Q: What are the five inspections people skip and regret? A: First, inspect during evening peak from Duncans Road or K Road back to the freeway or station. Second, inspect on a warm weekend when beach, marina, zoo, and park traffic are active. Third, check wind exposure by opening balcony doors and listening inside the bedrooms. Fourth, inspect drainage after rain or look for damp smells in garages, lower rooms, and storage cages. Fifth, test the actual public transport trip: walk to the stop, wait for the 439, and connect at Werribee Station. A perfect ten-minute viewing does not reveal those daily frictions.

Q: Can I live in Werribee South without a car? A: Technically yes, but it is a hard lifestyle unless your work, shopping, and social life are unusually simple. The 439 bus is the key public transport link between Werribee South and Werribee Station, and it is not frequent enough to behave like an inner-city tram. Many errands still point you back toward Werribee, Point Cook, or larger centres. A car-light household can work if one person drives and the other has flexible hours. A no-car renter should be very cautious, especially around Beach Road or farm-edge pockets.

Q: How bad is the commute to Melbourne CBD? A: The train from Werribee Station to Southern Cross is roughly 35 to 40 minutes in normal conditions, but that is not your door-to-desk time. From Werribee South you still need to reach the station, find parking or time the bus, then handle city-end walking or transfers. A realistic CBD commute is often 65 to 85 minutes door to door during peak if everything lines up, and longer if you miss the bus or hit traffic leaving the coast. Hybrid workers cope better because they are not repeating it five days a week.

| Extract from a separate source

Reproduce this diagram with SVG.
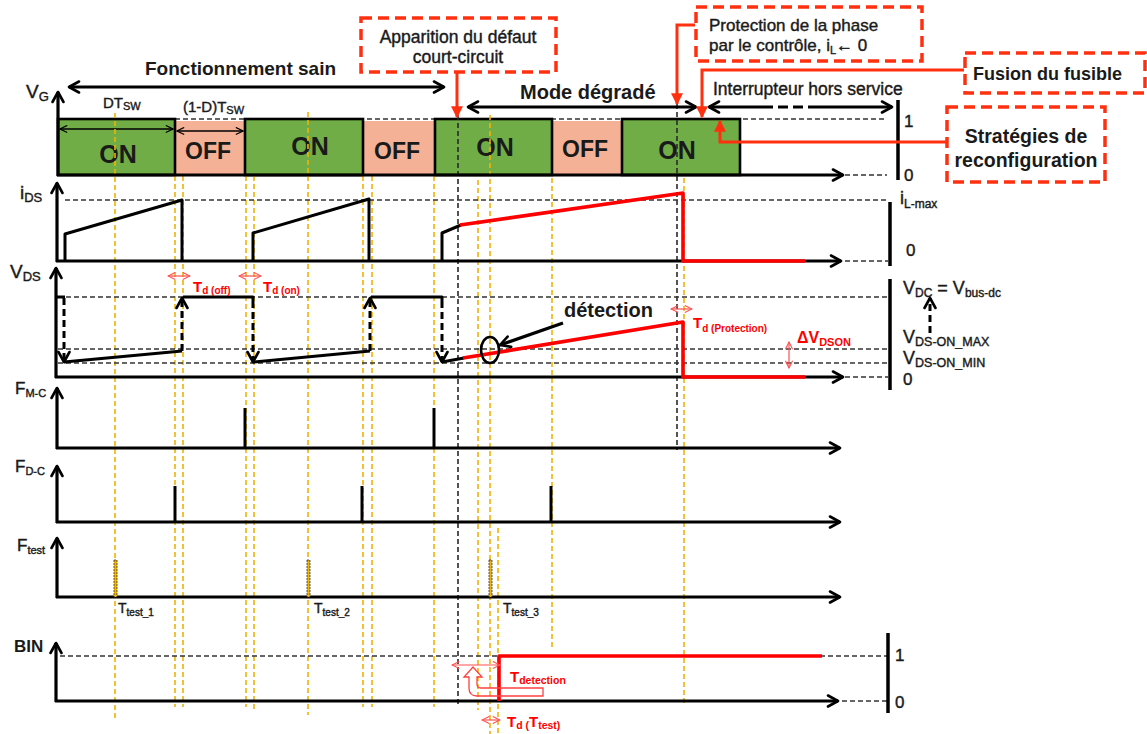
<svg xmlns="http://www.w3.org/2000/svg" width="1147" height="734" viewBox="0 0 1147 734">
<defs>
<style>
text{font-family:"Liberation Sans",Arial,sans-serif;fill:#1a1a1a}
.b{font-weight:bold}
.md{stroke:#1a1a1a;stroke-width:0.4}
.ax{stroke:#000;stroke-width:3.2;fill:none;marker-end:url(#ah)}
.wf{stroke:#000;stroke-width:3;fill:none;stroke-linejoin:round}
.dw{stroke:#000;stroke-width:3;fill:none;stroke-dasharray:7 4;marker-end:url(#ah)}
.rd{stroke:#FF0000;stroke-width:3.6;fill:none;stroke-linejoin:round}
.yl{stroke:#F2B200;stroke-width:1.6;stroke-dasharray:5 3;fill:none}
.bd{stroke:#2a2a2a;stroke-width:1.6;stroke-dasharray:5 3;fill:none}
.gd{stroke:#333;stroke-width:1.3;stroke-dasharray:5 3;fill:none}
.bar{stroke:#000;stroke-width:3.5}
.on{fill:#70AD47;stroke:#000;stroke-width:2.6}
.off{fill:#F4B196}
.cb{fill:#fff;stroke:#FF3010;stroke-width:3.5;stroke-dasharray:11 6}
.cl{stroke:#FF3010;stroke-width:3;fill:none;marker-end:url(#ahf)}
.tr{stroke:#FF5050;stroke-width:1.2;fill:none;marker-start:url(#ahr);marker-end:url(#ahr)}
.tk{stroke:#000;stroke-width:1.3;fill:none;marker-start:url(#aht);marker-end:url(#aht)}
.dbl{stroke:#000;stroke-width:3;fill:none;marker-start:url(#ah);marker-end:url(#ah)}
.rt{fill:#FF0000}
.spk{stroke:#000;stroke-width:3}
.tb{fill:#F2B200;stroke:#333;stroke-width:0.8;stroke-dasharray:2 1}
</style>
<marker id="ah" viewBox="0 0 14 14" refX="12" refY="7" markerWidth="14" markerHeight="14" markerUnits="userSpaceOnUse" orient="auto-start-reverse"><path d="M2,1.5 L12,7 L2,12.5" fill="none" stroke="#000" stroke-width="2.6" stroke-linecap="round" stroke-linejoin="round"/></marker>
<marker id="aht" viewBox="0 0 10 10" refX="9" refY="5" markerWidth="9" markerHeight="9" markerUnits="userSpaceOnUse" orient="auto-start-reverse"><path d="M1,1 L9,5 L1,9" fill="none" stroke="#000" stroke-width="1.3"/></marker>
<marker id="ahr" viewBox="0 0 10 10" refX="9" refY="5" markerWidth="9" markerHeight="9" markerUnits="userSpaceOnUse" orient="auto-start-reverse"><path d="M1,1 L9,5 L1,9" fill="none" stroke="#FF5050" stroke-width="1.2"/></marker>
<marker id="ahf" viewBox="0 0 10 10" refX="9" refY="5" markerWidth="12" markerHeight="12" markerUnits="userSpaceOnUse" orient="auto"><path d="M0,0 L10,5 L0,10 Z" fill="#FF3010"/></marker>
</defs>
<rect width="1147" height="734" fill="#fff"/>

<g id="vg-row">
<line class="gd" x1="175" y1="119" x2="887" y2="119"/>
<rect class="off" x="175" y="121" width="70" height="54"/>
<rect class="off" x="363" y="121" width="72" height="54"/>
<rect class="off" x="552" y="121" width="70" height="54"/>
<rect class="on" x="58" y="119" width="117" height="56"/>
<rect class="on" x="245" y="119" width="118" height="56"/>
<rect class="on" x="435" y="119" width="117" height="56"/>
<rect class="on" x="622" y="119" width="118" height="56"/>
<text class="b" x="118" y="163" font-size="25" text-anchor="middle">ON</text>
<text class="b" x="310" y="155" font-size="25" text-anchor="middle">ON</text>
<text class="b" x="495" y="156" font-size="25" text-anchor="middle">ON</text>
<text class="b" x="677" y="159" font-size="25" text-anchor="middle">ON</text>
<text class="b" x="208" y="159" font-size="23" text-anchor="middle">OFF</text>
<text class="b" x="397" y="159" font-size="23" text-anchor="middle">OFF</text>
<text class="b" x="585" y="157" font-size="23" text-anchor="middle">OFF</text>
<line class="tk" x1="60" y1="129" x2="173" y2="129"/>
<line class="tk" x1="177" y1="131" x2="243" y2="131"/>
<text class="md" x="103" y="108" font-size="15">DT<tspan font-size="11" dy="2">SW</tspan></text>
<text class="md" x="183" y="112" font-size="15">(1-D)T<tspan font-size="11" dy="2">SW</tspan></text>
<text class="md" x="26" y="98" font-size="19">V<tspan font-size="13" dy="3">G</tspan></text>
</g>

<g id="guides">
<line class="yl" x1="115" y1="113" x2="115" y2="718"/>
<line class="yl" x1="175" y1="176" x2="175" y2="707"/>
<line class="yl" x1="183" y1="176" x2="183" y2="707"/>
<line class="yl" x1="246" y1="176" x2="246" y2="707"/>
<line class="yl" x1="254" y1="176" x2="254" y2="710"/>
<line class="yl" x1="308" y1="112" x2="308" y2="715"/>
<line class="yl" x1="363" y1="176" x2="363" y2="707"/>
<line class="yl" x1="372" y1="176" x2="372" y2="707"/>
<line class="yl" x1="434" y1="176" x2="434" y2="707"/>
<line class="yl" x1="478" y1="180" x2="478" y2="710"/>
<line class="yl" x1="490" y1="115" x2="490" y2="734"/>
<line class="yl" x1="498" y1="528" x2="498" y2="734"/>
<line class="yl" x1="552" y1="178" x2="552" y2="650"/>
<line class="yl" x1="684" y1="178" x2="684" y2="703"/>
<line class="bd" x1="458" y1="115" x2="458" y2="706"/>
<line class="bd" x1="677" y1="104" x2="677" y2="450"/>
<line class="gd" x1="845" y1="175" x2="887" y2="175"/>
<line class="gd" x1="65" y1="200" x2="888" y2="200"/>
<line class="gd" x1="845" y1="261" x2="888" y2="261"/>
<line class="gd" x1="58" y1="297" x2="888" y2="297"/>
<line class="gd" x1="58" y1="349" x2="888" y2="349"/>
<line class="gd" x1="58" y1="363" x2="888" y2="363"/>
<line class="gd" x1="845" y1="377" x2="888" y2="377"/>
<line class="gd" x1="60" y1="656" x2="887" y2="656"/>
<line class="gd" x1="842" y1="701" x2="887" y2="701"/>
</g>

<g id="vg-axes">
<line class="ax" x1="58" y1="176" x2="58" y2="92"/>
<line class="ax" x1="57" y1="175" x2="843" y2="175"/>
<line class="bar" x1="898" y1="100" x2="898" y2="180"/>
<text class="md" x="904" y="127" font-size="17">1</text>
<text class="md" x="904" y="181" font-size="17">0</text>
</g>

<g id="ids-row">
<line class="ax" x1="57" y1="262" x2="57" y2="183"/>
<line class="ax" x1="56" y1="261" x2="841" y2="261"/>
<path class="wf" d="M65,261 V234 L182,200 V261"/>
<path class="wf" d="M253,261 V233 L369,199 V261"/>
<path class="wf" d="M442,261 V233 L461,225"/>
<path class="rd" d="M460,225 L683,193 V261 H805"/>
<line class="bar" x1="890" y1="202" x2="890" y2="266"/>
<text class="md" x="20" y="199" font-size="19">i<tspan font-size="13" dy="3">DS</tspan></text>
<text class="md" x="900" y="204" font-size="18">i<tspan font-size="12" dy="4">L-max</tspan></text>
<text class="md" x="906" y="256" font-size="17">0</text>
</g>

<g id="vds-row">
<line class="ax" x1="56" y1="378" x2="56" y2="268"/>
<line class="ax" x1="55" y1="377" x2="843" y2="377"/>
<path class="wf" d="M56,297 H65"/>
<line class="dw" x1="64" y1="298" x2="64" y2="362"/>
<path class="wf" d="M64,362 L182,351"/>
<line class="dw" x1="182" y1="351" x2="182" y2="298"/>
<path class="wf" d="M183,297 H253 V301"/>
<line class="dw" x1="253" y1="301" x2="253" y2="362"/>
<path class="wf" d="M253,362 L370,351"/>
<line class="dw" x1="370" y1="351" x2="370" y2="298"/>
<path class="wf" d="M371,297 H442 V301"/>
<line class="dw" x1="442" y1="301" x2="442" y2="362"/>
<path class="wf" d="M442,362 L464,358"/>
<path class="rd" d="M463,358 L683,322 V377 H805"/>
<ellipse cx="490" cy="350" rx="9" ry="13" fill="none" stroke="#000" stroke-width="2.6"/>
<line class="ax" x1="563" y1="323" x2="500" y2="345"/>
<text class="b" x="564" y="317" font-size="20">détection</text>
<line class="tr" x1="168" y1="276" x2="190" y2="276"/>
<line class="tr" x1="239" y1="276" x2="261" y2="276"/>
<text class="b rt" x="193" y="292" font-size="15">T<tspan font-size="10" dy="2">d (off)</tspan></text>
<text class="b rt" x="263" y="292" font-size="15">T<tspan font-size="10" dy="2">d (on)</tspan></text>
<line class="tr" x1="671" y1="309" x2="692" y2="309"/>
<text class="b rt" x="693" y="328" font-size="15">T<tspan font-size="10" dy="4">d (Protection)</tspan></text>
<line class="tr" x1="789" y1="342" x2="789" y2="368"/>
<text class="b rt" x="797" y="343" font-size="16">ΔV<tspan font-size="11" dy="3">DSON</tspan></text>
<line class="bar" x1="890" y1="279" x2="890" y2="390"/>
<line class="dw" x1="930" y1="333" x2="930" y2="298"/>
<text class="md" x="10" y="278" font-size="19">V<tspan font-size="13" dy="3">DS</tspan></text>
<text class="md" x="903" y="294" font-size="18">V<tspan font-size="12" dy="3">DC</tspan><tspan dy="-3"> = V</tspan><tspan font-size="12" dy="3">bus-dc</tspan></text>
<text class="md" x="903" y="343" font-size="18">V<tspan font-size="12.5" dy="3">DS-ON_MAX</tspan></text>
<text class="md" x="903" y="364" font-size="18">V<tspan font-size="12.5" dy="3">DS-ON_MIN</tspan></text>
<text class="md" x="903" y="385" font-size="17">0</text>
</g>

<g id="fmc-row">
<line class="ax" x1="57" y1="449" x2="57" y2="388"/>
<line class="ax" x1="56" y1="448" x2="840" y2="448"/>
<line class="spk" x1="245" y1="448" x2="245" y2="408"/>
<line class="spk" x1="434" y1="448" x2="434" y2="408"/>
<text class="md" x="15" y="394" font-size="17">F<tspan font-size="11" dy="3">M-C</tspan></text>
</g>

<g id="fdc-row">
<line class="ax" x1="57" y1="523" x2="57" y2="466"/>
<line class="ax" x1="56" y1="522" x2="840" y2="522"/>
<line class="spk" x1="175" y1="522" x2="175" y2="486"/>
<line class="spk" x1="362" y1="522" x2="362" y2="486"/>
<line class="spk" x1="551" y1="522" x2="551" y2="486"/>
<text class="md" x="15" y="472" font-size="17">F<tspan font-size="11" dy="3">D-C</tspan></text>
</g>

<g id="ftest-row">
<line class="ax" x1="57" y1="598" x2="57" y2="538"/>
<line class="ax" x1="56" y1="597" x2="840" y2="597"/>
<rect class="tb" x="114" y="560" width="3" height="37"/>
<rect class="tb" x="307" y="560" width="3" height="37"/>
<rect class="tb" x="489" y="560" width="3" height="37"/>
<text class="md" x="17" y="551" font-size="17">F<tspan font-size="11" dy="3">test</tspan></text>
<text class="md" x="118" y="613" font-size="14">T<tspan font-size="10" dy="3">test_1</tspan></text>
<text class="md" x="314" y="613" font-size="14">T<tspan font-size="10" dy="3">test_2</tspan></text>
<text class="md" x="503" y="613" font-size="14">T<tspan font-size="10" dy="3">test_3</tspan></text>
</g>

<g id="bin-row">
<line class="ax" x1="56" y1="702" x2="56" y2="643"/>
<line class="ax" x1="55" y1="701" x2="838" y2="701"/>
<path class="rd" d="M499,701 V656 H822" stroke-width="4"/>
<line class="tr" x1="452" y1="665" x2="500" y2="665"/>
<path d="M477,677 V684 Q477,688 481,688 H543 V696 H477 Q469,696 469,688 V677 H464 L473,667 L482,677 Z" fill="none" stroke="#FF4040" stroke-width="1.3"/>
<text class="b rt" x="510" y="682" font-size="15">T<tspan font-size="10.5" dy="2">detection</tspan></text>
<line class="tr" x1="482" y1="720" x2="500" y2="720"/>
<text class="b rt" x="507" y="727" font-size="15">T<tspan font-size="10.5" dy="2">d (</tspan><tspan dy="-2">T</tspan><tspan font-size="10.5" dy="2">test)</tspan></text>
<line class="bar" x1="888" y1="633" x2="888" y2="713"/>
<text class="b" x="14" y="652" font-size="17">BIN</text>
<text class="md" x="895" y="661" font-size="17">1</text>
<text class="md" x="895" y="708" font-size="17">0</text>
</g>

<g id="phase-labels">
<line class="dbl" x1="69" y1="87" x2="444" y2="87"/>
<text class="b" x="145" y="75" font-size="19">Fonctionnement sain</text>
<line class="dbl" x1="468" y1="107" x2="696" y2="107"/>
<text class="b" x="520" y="99" font-size="20">Mode dégradé</text>
<path d="M709,107 H763" class="wf" style="marker-start:url(#ah)"/>
<path d="M763,107 H812" class="wf" stroke-dasharray="10 5"/>
<path d="M812,107 H892" class="wf" style="marker-end:url(#ah)"/>
<text class="md" x="713" y="95" font-size="17.5">Interrupteur hors service</text>
</g>

<g id="callout-apparition">
<rect class="cb" x="361" y="18" width="195" height="54"/>
<text class="md" x="458" y="43" font-size="17.5" text-anchor="middle">Apparition du défaut</text>
<text class="md" x="458" y="63" font-size="17.5" text-anchor="middle">court-circuit</text>
</g>
<g id="callout-protection">
<rect class="cb" x="696" y="7" width="226" height="54"/>
<text class="md" x="709" y="31" font-size="17">Protection de la phase</text>
<text class="md" x="709" y="51" font-size="17">par le contrôle, i<tspan font-size="11" dy="3">L</tspan><tspan dy="-3">← 0</tspan></text>
</g>
<g id="callout-fusion">
<rect class="cb" x="965" y="53" width="180" height="40"/>
<text class="b" x="973" y="80" font-size="18">Fusion du fusible</text>
</g>
<g id="callout-strategies">
<rect class="cb" x="947" y="107" width="158" height="75"/>
<text class="b" x="1026" y="143" font-size="19.5" text-anchor="middle">Stratégies de</text>
<text class="b" x="1026" y="167" font-size="19.5" text-anchor="middle">reconfiguration</text>
</g>

<g id="connectors">
<path class="cl" d="M457,73 V117"/>
<path class="cl" d="M695,25 H677 V104"/>
<path class="cl" d="M964,70 H702 V117"/>
<path class="cl" d="M946,142 H720 V121"/>
</g>
</svg>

Q: Are the schools a reason to move there? A: Schools can be a reason, but you must verify the exact address before you buy or sign a lease. Werribee South has newer school infrastructure in the broader growth area, including Yurran P-9 College at Dunnart Parade, while other addresses may point families toward Werribee, Point Cook, or surrounding options depending on the year level and zone. Catchments change, and proximity alone is not enough. Before making a property decision, check Find My School, call the school, and ask the agent to put nothing vague in writing.

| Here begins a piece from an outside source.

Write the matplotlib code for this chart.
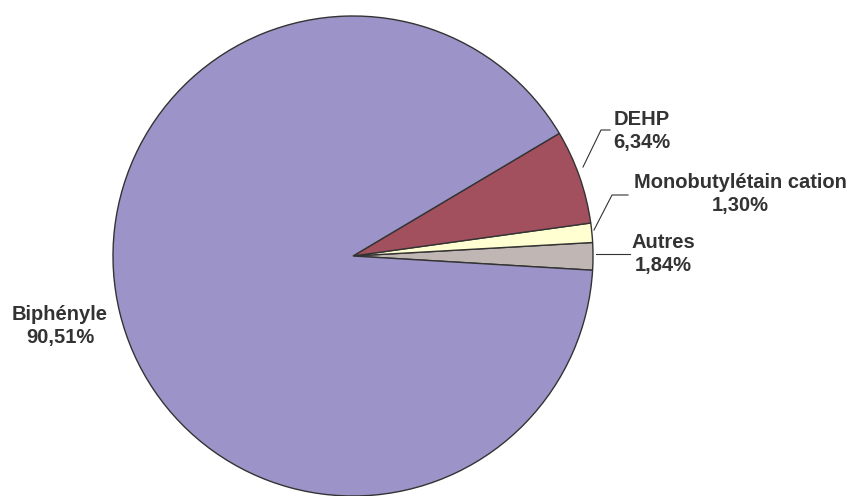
import matplotlib.pyplot as plt

plt.rcParams['font.family'] = ['Liberation Sans', 'DejaVu Sans']

# données (ordre anti-horaire à partir du bas de "Autres")
labels = ['Autres', 'Monobutylétain cation', 'DEHP', 'Biphényle']
values = [1.84, 1.30, 6.34, 90.51]
value_text = ['1,84%', '1,30%', '6,34%', '90,51%']
colors = ['#C0B7B5', '#FFFFD2', '#A3505E', '#9C94C8']

W, H = 850, 496
fig = plt.figure(figsize=(W / 100, H / 100), dpi=100)
ax = fig.add_axes([0, 0, 1, 1])

cx, cy, r = 353, H - 256, 240
ax.pie(values, colors=colors, startangle=-3.4, counterclock=True,
       center=(cx, cy), radius=r, frame=True,
       wedgeprops=dict(edgecolor='#333333', linewidth=1.0))
ax.set_xlim(0, W)
ax.set_ylim(0, H)
ax.set_aspect('equal')
ax.axis('off')

# lignes de rappel (coordonnées en pixels, y vers le bas)
def leader(pts):
    xs = [p[0] for p in pts]
    ys = [H - p[1] for p in pts]
    ax.plot(xs, ys, color='#333333', lw=0.8)

leader([(583, 167), (601, 130), (610, 130)])
leader([(594, 230), (612, 195), (628, 195)])
leader([(596, 254), (630, 254)])

fs = 14.5
kw = dict(fontsize=fs, fontweight='bold', color='#333333',
          ha='center', va='center', linespacing=1.3)
ax.text(642, H - 131, 'DEHP\n' + value_text[2], **kw)
ax.text(740, H - 194, labels[1] + '\n' + value_text[1], **kw)
ax.text(663, H - 254, 'Autres\n' + value_text[0], **kw)
ax.text(60, H - 326, labels[3] + '\n' + value_text[3], **kw)

fig.savefig('out.png', dpi=100)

Q: What should buyers worry about that renters can ignore? A: Buyers need to think harder about exposure, maintenance, and resale. Waterfront and near-water homes can carry salt, wind, corrosion, and higher wear on external fittings. Farm-edge properties may involve servicing questions, easements, drainage constraints, or odour and machinery impacts that are easy to miss during a polished open home. Apartment buyers around Wyndham Harbour should read owners corporation records, short-stay rules, defect history, sinking fund position, lift maintenance, and parking allocations. Renters can leave after a lease; buyers inherit the boring details.

Q: Is Werribee South good for food and coffee? A: It is good enough for local anchors, not good enough if eating out is your main hobby. By The Bay Cafe & Bar gives the marina pocket an easy cafe option, The Views on K Road works for a fuller meal or function-style outing, and the zoo precinct has Meercat Bistro and Waterhole Cafe. The issue is range and hours. You do not get the density of Werribee town centre, Footscray, or inner bayside strips. Most residents accept that serious variety means driving.

Q: What do locals wish newcomers understood before moving in? A: They wish newcomers understood that Werribee South is peaceful because it is not over-serviced. The quiet comes with trade-offs: fewer shops, fewer buses, more car trips, and a daily reliance on roads that also serve beachgoers, park visitors, farms, and commuters. They also wish people inspected in worse conditions. Come on a windy day, after rain, during school-run traffic, and on a warm weekend. If you still like the property then, you are judging the real suburb rather than the sales version.